The 2026 Oklahoma Tax Filing Season Opened January 26. Here's Your Checklist If You Own a Business.

By Dale B. Cazes · February 10, 2026 · 6 min read

The Oklahoma Tax Commission opened the 2025 income tax filing season on January 26, 2026, coordinated with the IRS. The deadline to file your 2025 Oklahoma return is April 15, 2026. Extensions are available — but an extension to file is not an extension to pay. If you owe and don't pay by April 15, the OTC will assess a 10% penalty on the unpaid amount plus interest from the due date.

For Oklahoma business owners, here are the items that generate the most errors, amendments, and headaches — in order of frequency from my practice.

1. Pass-Through Entity Tax (PTET) Election

Oklahoma allows pass-through entities (S-Corps, partnerships, LLCs) to elect to pay state income tax at the entity level. This was enacted as a workaround to the federal $10,000 SALT cap on individual returns. If your entity made the PTET election for 2025, the tax is paid on the entity's Oklahoma return and each owner claims a credit on their individual return. If your CPA filed the entity return but forgot the PTET election, or made the election but didn't flow the credit through to the individual returns, you're going to have a reconciliation problem.

2. Nonresident Withholding

If your Oklahoma partnership or S-Corp has nonresident owners, the entity is required to withhold Oklahoma income tax on those owners' distributive shares under 68 O.S. § 2385.29. The withholding is remitted to the OTC with the entity's return. Failure to withhold subjects the entity (not the nonresident owner) to penalties. I see this missed constantly in multi-state entities where the Oklahoma operations are managed by an out-of-state accounting firm that doesn't know the Oklahoma rules.

3. Depreciation Conformity

Oklahoma generally conforms to federal depreciation rules, including bonus depreciation. For 2025 returns (tax year 2025), the federal bonus depreciation rate was 60%. The OBBBA subsequently restored 100% bonus depreciation for property placed in service after January 19, 2025, but this applies prospectively — meaning the 2025 return is subject to the transition rules. If your business placed significant equipment in service in 2025, the depreciation calculation requires attention to the exact placed-in-service date relative to the OBBBA enactment.

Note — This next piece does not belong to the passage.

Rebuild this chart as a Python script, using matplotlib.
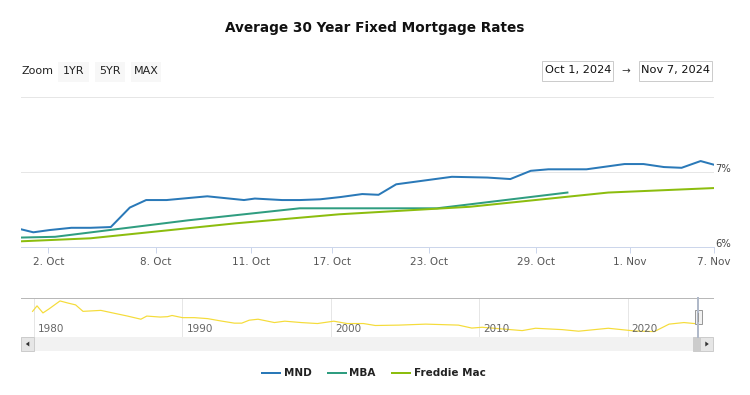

4. Estimated Payment Reconciliation

If you made estimated Oklahoma income tax payments during 2025, verify that all four quarters are reflected on your OkTAP account before filing. I had a client last year who mailed a $14,000 estimated payment that the OTC never posted. We caught it on review, but if we hadn't, the return would have shown a $14,000 balance due that he'd already paid.

Your 2025 Oklahoma return is not the time to wing it. If you own a business, have pass-through income, or have any multi-state complexity, get professional help. The cost of preparing the return correctly is a fraction of the cost of amending it later — or defending it in an OTC audit.